-- START Given data --

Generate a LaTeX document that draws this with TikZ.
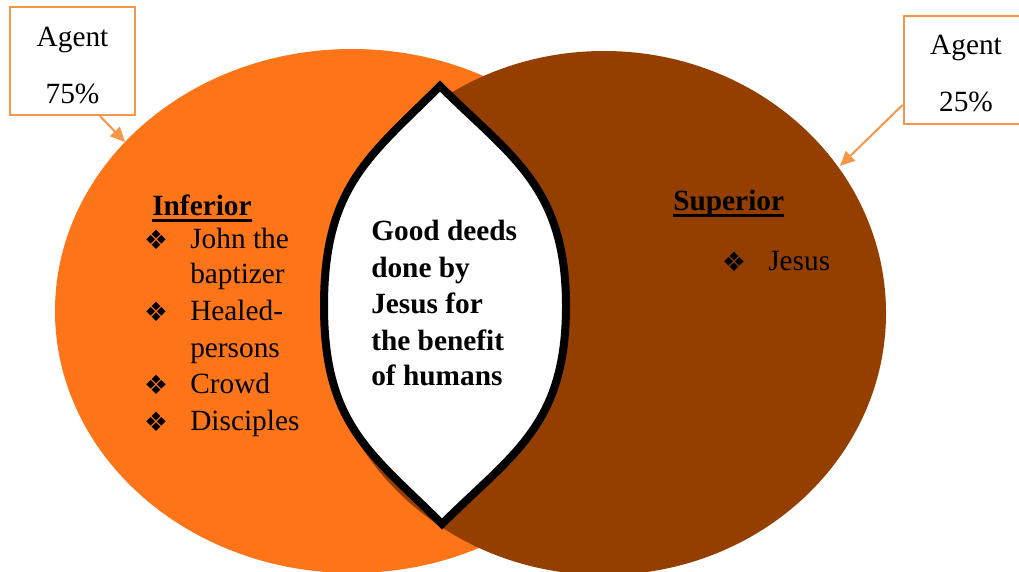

-- END Given data --
-- START Given data --

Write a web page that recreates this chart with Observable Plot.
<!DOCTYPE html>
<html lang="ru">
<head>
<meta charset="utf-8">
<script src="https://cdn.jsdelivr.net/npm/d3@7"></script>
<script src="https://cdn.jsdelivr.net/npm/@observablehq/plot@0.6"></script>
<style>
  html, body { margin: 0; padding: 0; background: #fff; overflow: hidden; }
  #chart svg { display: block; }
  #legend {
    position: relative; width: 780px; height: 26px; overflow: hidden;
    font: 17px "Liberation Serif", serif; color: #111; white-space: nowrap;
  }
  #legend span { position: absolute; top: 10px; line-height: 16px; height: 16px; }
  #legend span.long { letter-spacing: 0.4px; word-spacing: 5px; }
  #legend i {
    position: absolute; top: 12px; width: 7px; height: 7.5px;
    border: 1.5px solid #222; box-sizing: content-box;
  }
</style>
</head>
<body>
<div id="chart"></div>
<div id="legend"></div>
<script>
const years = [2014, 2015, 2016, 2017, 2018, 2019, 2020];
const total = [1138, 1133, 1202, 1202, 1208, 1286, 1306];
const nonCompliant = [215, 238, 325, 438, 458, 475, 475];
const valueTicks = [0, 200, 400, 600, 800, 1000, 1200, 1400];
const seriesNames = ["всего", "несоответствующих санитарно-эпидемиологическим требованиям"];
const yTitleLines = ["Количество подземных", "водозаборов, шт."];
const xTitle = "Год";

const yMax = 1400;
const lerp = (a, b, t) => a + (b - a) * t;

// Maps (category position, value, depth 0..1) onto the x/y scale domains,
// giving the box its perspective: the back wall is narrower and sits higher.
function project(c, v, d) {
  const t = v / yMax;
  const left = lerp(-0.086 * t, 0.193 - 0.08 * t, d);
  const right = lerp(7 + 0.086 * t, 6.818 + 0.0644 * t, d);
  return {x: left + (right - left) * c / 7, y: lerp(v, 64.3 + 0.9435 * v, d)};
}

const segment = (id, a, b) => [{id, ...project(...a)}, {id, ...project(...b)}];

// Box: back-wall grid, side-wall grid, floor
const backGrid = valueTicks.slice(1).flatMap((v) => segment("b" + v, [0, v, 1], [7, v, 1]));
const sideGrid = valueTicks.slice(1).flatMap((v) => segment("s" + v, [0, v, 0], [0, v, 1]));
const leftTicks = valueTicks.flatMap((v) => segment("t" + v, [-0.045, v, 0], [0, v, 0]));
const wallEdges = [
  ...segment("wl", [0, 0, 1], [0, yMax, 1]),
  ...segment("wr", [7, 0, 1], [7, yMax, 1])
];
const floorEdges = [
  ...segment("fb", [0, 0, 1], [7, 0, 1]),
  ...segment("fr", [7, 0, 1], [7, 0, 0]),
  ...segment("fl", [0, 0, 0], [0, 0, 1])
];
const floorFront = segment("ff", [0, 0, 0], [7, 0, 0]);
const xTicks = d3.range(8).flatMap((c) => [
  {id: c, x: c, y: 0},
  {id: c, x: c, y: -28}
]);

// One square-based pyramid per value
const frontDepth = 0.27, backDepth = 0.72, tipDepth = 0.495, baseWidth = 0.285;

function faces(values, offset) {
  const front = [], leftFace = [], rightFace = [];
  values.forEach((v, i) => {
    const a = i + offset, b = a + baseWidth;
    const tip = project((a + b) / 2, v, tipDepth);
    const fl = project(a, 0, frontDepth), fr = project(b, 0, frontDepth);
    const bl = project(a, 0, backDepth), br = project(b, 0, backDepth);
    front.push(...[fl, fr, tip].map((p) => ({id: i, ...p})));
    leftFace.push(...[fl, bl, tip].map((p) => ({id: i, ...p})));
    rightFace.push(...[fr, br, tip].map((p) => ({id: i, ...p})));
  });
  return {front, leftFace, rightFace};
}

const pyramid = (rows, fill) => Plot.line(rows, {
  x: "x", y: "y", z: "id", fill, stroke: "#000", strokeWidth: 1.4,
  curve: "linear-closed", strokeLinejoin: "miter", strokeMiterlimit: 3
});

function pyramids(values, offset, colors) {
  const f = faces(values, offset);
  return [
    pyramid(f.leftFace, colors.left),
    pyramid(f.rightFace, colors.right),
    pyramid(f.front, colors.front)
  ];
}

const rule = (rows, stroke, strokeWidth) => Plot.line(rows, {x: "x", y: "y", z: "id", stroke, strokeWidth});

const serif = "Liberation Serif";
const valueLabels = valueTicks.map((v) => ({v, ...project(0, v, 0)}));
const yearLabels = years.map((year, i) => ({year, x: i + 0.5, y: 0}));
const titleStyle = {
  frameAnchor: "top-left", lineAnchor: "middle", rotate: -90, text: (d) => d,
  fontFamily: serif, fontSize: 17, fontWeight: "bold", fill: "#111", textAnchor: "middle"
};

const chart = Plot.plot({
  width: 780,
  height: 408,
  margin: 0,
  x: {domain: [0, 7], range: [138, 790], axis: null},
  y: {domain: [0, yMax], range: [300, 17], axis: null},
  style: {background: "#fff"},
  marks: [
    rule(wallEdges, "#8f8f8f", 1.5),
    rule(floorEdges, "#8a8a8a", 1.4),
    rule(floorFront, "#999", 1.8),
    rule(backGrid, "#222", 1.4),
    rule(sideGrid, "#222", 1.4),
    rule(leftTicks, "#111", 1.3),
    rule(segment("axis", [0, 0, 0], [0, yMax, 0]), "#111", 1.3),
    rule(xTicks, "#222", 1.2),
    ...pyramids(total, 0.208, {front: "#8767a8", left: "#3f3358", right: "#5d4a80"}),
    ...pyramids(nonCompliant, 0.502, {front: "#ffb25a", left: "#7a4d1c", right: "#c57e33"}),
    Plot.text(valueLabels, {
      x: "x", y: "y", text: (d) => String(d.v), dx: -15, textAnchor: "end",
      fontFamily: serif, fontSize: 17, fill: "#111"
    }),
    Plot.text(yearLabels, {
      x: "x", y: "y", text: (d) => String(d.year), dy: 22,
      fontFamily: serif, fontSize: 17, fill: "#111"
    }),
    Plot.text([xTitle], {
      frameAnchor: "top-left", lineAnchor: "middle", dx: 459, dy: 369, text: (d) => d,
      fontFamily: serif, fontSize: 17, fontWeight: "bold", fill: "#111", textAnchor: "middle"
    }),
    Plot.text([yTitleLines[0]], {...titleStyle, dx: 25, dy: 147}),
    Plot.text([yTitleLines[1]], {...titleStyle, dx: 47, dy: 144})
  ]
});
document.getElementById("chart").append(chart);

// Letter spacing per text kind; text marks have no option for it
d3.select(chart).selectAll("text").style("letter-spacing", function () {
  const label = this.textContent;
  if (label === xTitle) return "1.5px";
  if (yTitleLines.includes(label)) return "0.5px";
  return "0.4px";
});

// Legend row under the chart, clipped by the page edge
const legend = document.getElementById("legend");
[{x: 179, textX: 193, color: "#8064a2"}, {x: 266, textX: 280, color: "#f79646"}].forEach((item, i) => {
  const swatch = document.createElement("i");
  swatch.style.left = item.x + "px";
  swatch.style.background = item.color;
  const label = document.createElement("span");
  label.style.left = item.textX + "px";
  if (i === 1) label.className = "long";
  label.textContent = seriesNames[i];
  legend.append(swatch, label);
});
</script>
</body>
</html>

-- END Given data --

Directive: From the listing above, output exactly the run of lines that starts with the line containing "Write a web" and ends with the line containing "const lerp = (a, b, t) => a + (b - a) * t;".

Worked answer:
Write a web page that recreates this chart with Observable Plot.
<!DOCTYPE html>
<html lang="ru">
<head>
<meta charset="utf-8">
<script src="https://cdn.jsdelivr.net/npm/d3@7"></script>
<script src="https://cdn.jsdelivr.net/npm/@observablehq/plot@0.6"></script>
<style>
  html, body { margin: 0; padding: 0; background: #fff; overflow: hidden; }
  #chart svg { display: block; }
  #legend {
    position: relative; width: 780px; height: 26px; overflow: hidden;
    font: 17px "Liberation Serif", serif; color: #111; white-space: nowrap;
  }
  #legend span { position: absolute; top: 10px; line-height: 16px; height: 16px; }
  #legend span.long { letter-spacing: 0.4px; word-spacing: 5px; }
  #legend i {
    position: absolute; top: 12px; width: 7px; height: 7.5px;
    border: 1.5px solid #222; box-sizing: content-box;
  }
</style>
</head>
<body>
<div id="chart"></div>
<div id="legend"></div>
<script>
const years = [2014, 2015, 2016, 2017, 2018, 2019, 2020];
const total = [1138, 1133, 1202, 1202, 1208, 1286, 1306];
const nonCompliant = [215, 238, 325, 438, 458, 475, 475];
const valueTicks = [0, 200, 400, 600, 800, 1000, 1200, 1400];
const seriesNames = ["всего", "несоответствующих санитарно-эпидемиологическим требованиям"];
const yTitleLines = ["Количество подземных", "водозаборов, шт."];
const xTitle = "Год";

const yMax = 1400;
const lerp = (a, b, t) => a + (b - a) * t;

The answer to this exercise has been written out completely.